I reckon that everybody over the age of 25 who still smokes has to have built up layers of defensive attitudes and blind spots that enable them to keep doing so. They know it's lethal; they know it's anti-social; they know other people judge them for it. So they retreat into denial, and take it very badly if anyone calls them on it (even indirectly, just by politely asking that they curb it in certain situations).
Actually, I have a friend who has taken this to extremes. Very nice woman, highly educated, artistic, committed community organiser - just the sort you think wouldn't smoke. But she does, as does her dp. She smoked throughout all her pregnancies, smoked around all her children despite two of them having asthma and chronic lung infections.
Is she ashamed of this? Not one bit. She is assertive, aggressive even, in her insistence that the anti-smoking lobby is a conspiracy to deny poor people their only pleasure, that there is no good evidence that smoking is bad for your health, that smoking in pregnancy can be beneficial. While I was pregnant she actually tried to persuade me to take up smoking!

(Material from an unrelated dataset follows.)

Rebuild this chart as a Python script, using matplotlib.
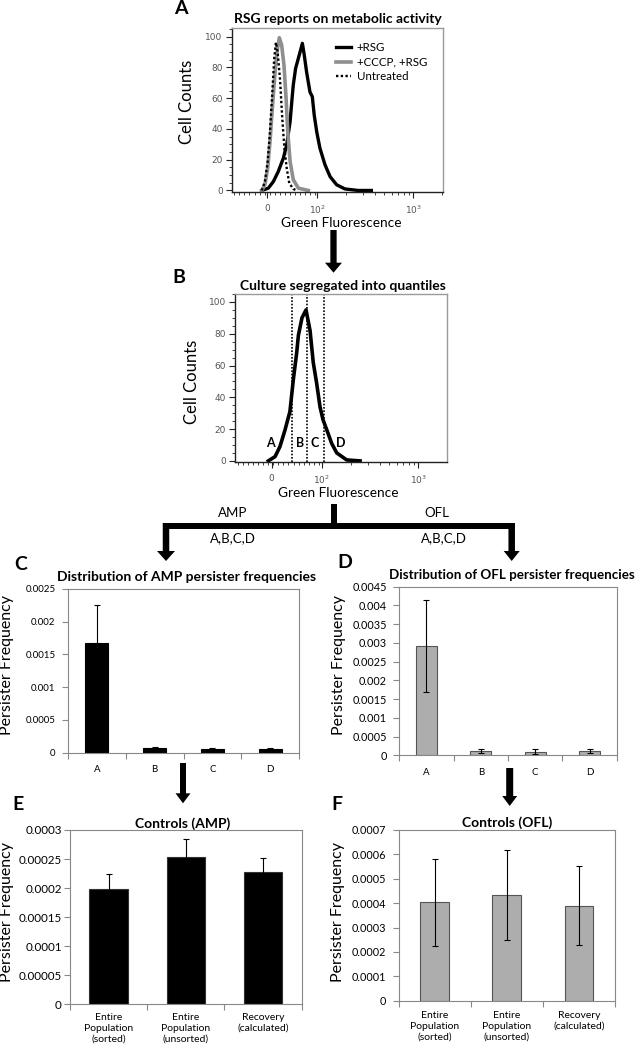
import matplotlib
matplotlib.use("Agg")
import matplotlib.pyplot as plt
from matplotlib.patches import FancyArrow, Rectangle
from matplotlib.ticker import FixedLocator, FuncFormatter, MultipleLocator
import numpy as np

# ---------------- data ----------------
# Panel A: flow cytometry histograms (x = instrument channel on biexponential axis, 0-1000)
rsg_ch = [142, 173, 197, 220, 244, 260, 276, 284, 291, 302, 315, 323, 334, 343, 354,
          370, 381, 390, 402, 417, 441, 465, 496, 535, 598, 660]
rsg_cnt = [0, 1.5, 5.8, 12.3, 21, 29.7, 44.8, 57.8, 68.6, 79.4, 86, 90, 95.7, 88, 77,
           64, 61, 49, 38, 27.5, 16.7, 9, 3.7, 1, 0, 0]
cccp_ch = [142, 157, 170, 181, 192, 205, 216, 225, 236, 247, 257, 265, 276, 291, 315, 362]
cccp_cnt = [0, 3.7, 14.5, 31.8, 53.5, 77, 92, 99.4, 94.6, 81.6, 60, 38.3, 18.8, 7, 1.5, 0]
untr_ch = [142, 157, 170, 181, 192, 201, 209, 217, 228, 239, 249, 260, 272, 291, 307]
untr_cnt = [0, 5.8, 18.8, 38.3, 64, 86, 96.3, 90, 73, 47, 27.5, 14.5, 4.8, 1, 0]
series_a_labels = ["+RSG", "+CCCP, +RSG", "Untreated"]

# Panel B: sorted culture histogram and quantile gates
sort_ch = [157, 189, 212, 236, 259, 275, 291, 299, 316, 335, 354, 369, 385, 401, 415,
           433, 456, 480, 527, 590]
sort_cnt = [0, 2.7, 9, 19.5, 31, 51, 68, 79, 90, 95, 82, 62, 49, 34, 26, 19.5, 11, 5, 0.6, 0]
gate_ch = [270, 338, 420]
gate_names = ["A", "B", "C", "D"]

flow_tick_labels = ["0", r"$10^2$", r"$10^3$"]

# Panel C: AMP persister frequencies per quantile
amp_labels = ["A", "B", "C", "D"]
amp_vals = [0.00167, 0.00007, 0.00006, 0.00006]
amp_err = [0.00058, 0.00001, 0.00001, 0.00001]

# Panel D: OFL persister frequencies per quantile
ofl_labels = ["A", "B", "C", "D"]
ofl_vals = [0.00291, 0.00011, 0.00010, 0.00011]
ofl_err = [0.00123, 0.00006, 0.00006, 0.00005]

# Panels E/F: controls
ctrl_labels = ["Entire\nPopulation\n(sorted)", "Entire\nPopulation\n(unsorted)",
               "Recovery\n(calculated)"]
amp_ctrl_vals = [0.000198, 0.000254, 0.000227]
amp_ctrl_err = [0.000026, 0.000030, 0.000025]
ofl_ctrl_vals = [0.000403, 0.000432, 0.000390]
ofl_ctrl_err = [0.000180, 0.000185, 0.000162]

# ---------------- layout helpers ----------------
plt.rcParams['font.family'] = ['Lato', 'DejaVu Sans']
W, H = 637, 1050
fig = plt.figure(figsize=(W / 100, H / 100), dpi=100)


def rect(l, t, r, b):
    return [l / W, 1 - b / H, (r - l) / W, (b - t) / H]


def ftext(x, y, s, **kw):
    kw.setdefault('ha', 'center')
    kw.setdefault('va', 'center')
    fig.text(x / W, 1 - y / H, s, **kw)


def fmt(v, pos=None):
    if abs(v) < 1e-12:
        return "0"
    return np.format_float_positional(round(v, 7), trim='-')


def flow_axes(box, ticks, ylim):
    ax = fig.add_axes(box)
    ax.set_xlim(0, 1000)
    ax.set_ylim(*ylim)
    for s in ['top', 'right']:
        ax.spines[s].set_color('#9a9a9a')
    for s in ['left', 'bottom']:
        ax.spines[s].set_color('#222222')
    for s in ax.spines.values():
        s.set_linewidth(1.0)
    ax.set_xticks(ticks)
    ax.set_xticklabels(flow_tick_labels)
    minors = list(range(12, 400, 24)) + \
        [ticks[1] + (ticks[2] - ticks[1]) * np.log10(k) for k in range(2, 10)] + \
        [ticks[2] + (ticks[2] - ticks[1]) * np.log10(2)]
    ax.xaxis.set_minor_locator(FixedLocator(minors))
    ax.set_yticks(range(0, 101, 20))
    ax.yaxis.set_minor_locator(MultipleLocator(5))
    ax.tick_params(direction='out', length=4, width=0.8, color='#222222',
                   labelsize=6.5, labelcolor='#555555', pad=2.5)
    ax.tick_params(which='minor', direction='out', length=2, width=0.6, color='#222222')
    ax.tick_params(axis='x', pad=4.5)
    for lab in ax.get_xticklabels() + ax.get_yticklabels():
        lab.set_family('DejaVu Sans')
    return ax


def bar_axes(box, labels, vals, errs, color, edge, ymax, step, width,
             lab_size, lab_pad, ytick_size, ytick_pad):
    ax = fig.add_axes(box)
    x = np.arange(len(labels))
    ax.bar(x, vals, width=width, color=color, edgecolor=edge, linewidth=0.8, zorder=2)
    ax.errorbar(x, vals, yerr=errs, fmt='none', ecolor='black', elinewidth=0.8,
                capsize=2.2, capthick=0.8, zorder=3)
    ax.set_xlim(-0.5, len(labels) - 0.5)
    ax.set_ylim(0, ymax)
    ax.set_xticks(np.arange(len(labels) + 1) - 0.5)
    ax.set_xticklabels([])
    ax.set_xticks(x, minor=True)
    ax.set_xticklabels(labels, minor=True, linespacing=1.25)
    ax.tick_params(axis='x', which='minor', length=0, pad=lab_pad, labelsize=lab_size)
    ax.tick_params(axis='x', which='major', length=4.5, direction='out', color='#888888')
    ax.set_yticks(np.arange(0, ymax + step / 2, step))
    ax.yaxis.set_major_formatter(FuncFormatter(fmt))
    ax.tick_params(axis='y', length=4, direction='out', color='#888888',
                   labelsize=ytick_size, pad=ytick_pad)
    for s in ax.spines.values():
        s.set_color('#888888')
        s.set_linewidth(0.8)
    return ax


TITLE = dict(fontsize=10, fontweight='bold')
LETTER = dict(fontsize=14, fontweight='bold')

# ---------------- Panel A ----------------
axA = flow_axes(rect(231.7, 28.3, 443.3, 191.7), [168, 405, 858], (-0.8, 105.5))
lA1, = axA.plot(rsg_ch, rsg_cnt, color='black', lw=2.4, solid_joinstyle='round')
lA2, = axA.plot(cccp_ch, cccp_cnt, color='#8f8f8f', lw=2.6, solid_joinstyle='round')
lA3, = axA.plot(untr_ch, untr_cnt, color='black', lw=1.7, ls=(0, (1, 1)))
axA.legend([lA1, lA2, lA3], series_a_labels, loc='upper left', bbox_to_anchor=(0.495, 0.915),
           frameon=False, fontsize=8.3, handlelength=1.3, handletextpad=0.45,
           labelspacing=0.3, borderpad=0, borderaxespad=0)

ftext(180.8, 8.5, "A", **LETTER)
ftext(338.3, 19, "RSG reports on metabolic activity", **TITLE)
ftext(187.5, 101.7, "Cell Counts", fontsize=12, rotation=90)
ftext(340.8, 223, "Green Fluorescence", fontsize=9.8)

# ---------------- Panel B ----------------
axB = flow_axes(rect(235, 294, 447, 461.7), [173, 409, 865], (-0.5, 105))
axB.plot(sort_ch, sort_cnt, color='black', lw=2.6, solid_joinstyle='round')
for g in gate_ch:
    axB.axvline(g, color='black', lw=1.2, ls=(0, (1, 1)))
gate_mid = [168, 307, 376, 499]
for name, gx in zip(gate_names, gate_mid):
    axB.text(gx, 11.3, name, fontsize=9, fontweight='bold', ha='center', va='center')

ftext(179, 277.5, "B", **LETTER)
ftext(342.7, 285.7, "Culture segregated into quantiles", **TITLE)
ftext(191.7, 382, "Cell Counts", fontsize=12, rotation=90)
ftext(338.5, 493, "Green Fluorescence", fontsize=9.8)

# ---------------- Panel C ----------------
axC = bar_axes(rect(68, 589, 299, 752.5), amp_labels, amp_vals, amp_err, 'black', 'black',
               0.0025, 0.0005, 0.4, 7, 9, 7, 5)
ftext(20.8, 564, "C", **LETTER)
ftext(187, 577, "Distribution of AMP persister frequencies", **TITLE)
ftext(7, 665, "Persister Frequency", fontsize=11.5, rotation=90)

# ---------------- Panel D ----------------
axD = bar_axes(rect(399.3, 586.7, 616.7, 755.3), ofl_labels, ofl_vals, ofl_err, '#adadad',
               '#555555', 0.0045, 0.0005, 0.39, 7, 9, 7.8, 5)
ftext(345, 562, "D", **LETTER)
ftext(635, 575, "Distribution of OFL persister frequencies", ha='right', va='center',
      fontsize=9.6, fontweight='bold')
ftext(339, 665, "Persister Frequency", fontsize=11.5, rotation=90)

# ---------------- Panel E ----------------
axE = bar_axes(rect(70, 830, 301.7, 1004.3), ctrl_labels, amp_ctrl_vals, amp_ctrl_err, 'black',
               '#333333', 0.0003, 0.00005, 0.5, 7.5, 6.5, 8.4, 2)
ftext(17.5, 804, "E", **LETTER)
ftext(182.5, 823.3, "Controls (AMP)", **TITLE)
ftext(7, 912, "Persister Frequency", fontsize=11.5, rotation=90)

# ---------------- Panel F ----------------
axF = bar_axes(rect(398.7, 830, 615, 1000.7), ctrl_labels, ofl_ctrl_vals, ofl_ctrl_err, '#adadad',
               '#555555', 0.0007, 0.0001, 0.4, 7.5, 7.5, 7.8, 5)
ftext(336.7, 804, "F", **LETTER)
ftext(507, 822.7, "Controls (OFL)", **TITLE)
ftext(338, 912, "Persister Frequency", fontsize=11.5, rotation=90)

# ---------------- flow-chart arrows ----------------
ov = fig.add_axes([0, 0, 1, 1])
ov.set_xlim(0, W)
ov.set_ylim(H, 0)
ov.axis('off')


def down_arrow(x, y0, y1, w, hw, hl):
    ov.add_patch(FancyArrow(x, y0, 0, y1 - y0, width=w, head_width=hw, head_length=hl,
                            length_includes_head=True, color='black', lw=0))


down_arrow(333.5, 230, 272.7, 6.3, 17, 10)
ov.add_patch(Rectangle((331, 504), 5.6, 20, color='black', lw=0))
ov.add_patch(Rectangle((162.7, 522.5), 515 - 162.7, 6.3, color='black', lw=0))
down_arrow(166, 523, 561, 6.5, 18, 10)
down_arrow(511.7, 523, 561, 6.5, 16, 10)
down_arrow(183, 763, 803.3, 6, 15, 10)
down_arrow(509.7, 768, 806, 7, 15, 10)

ftext(233, 513, "AMP", fontsize=9.5)
ftext(232.5, 538, "A,B,C,D", fontsize=9.5)
ftext(436.7, 513, "OFL", fontsize=9.5)
ftext(443.8, 538, "A,B,C,D", fontsize=9.5)

fig.savefig("out.png", dpi=100)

Last time i visited her smog-filled house (I haven't been there since I had my own children) her dp was rolling up garden grasses into Rizlas for the dc, on the grounds that they might as well start learning some basic skills... When he saw my face, he told me very defensively that this would make it LESS likely their dc would smoke tobacco.
So I do feel for you, OP. I think it is very likely that your ILs will not react rationally to a reasonable request. And it is interesting that your dp is still smoking - ok only in the garden, but the chemicals will linger on his clothes... does he have any intention of quitting or is he on the defensive too?
This is going to be an ongoing issue through your children's childhoods, so I think you might as well establish your bottom line now and stick to it, even though it won't be pretty.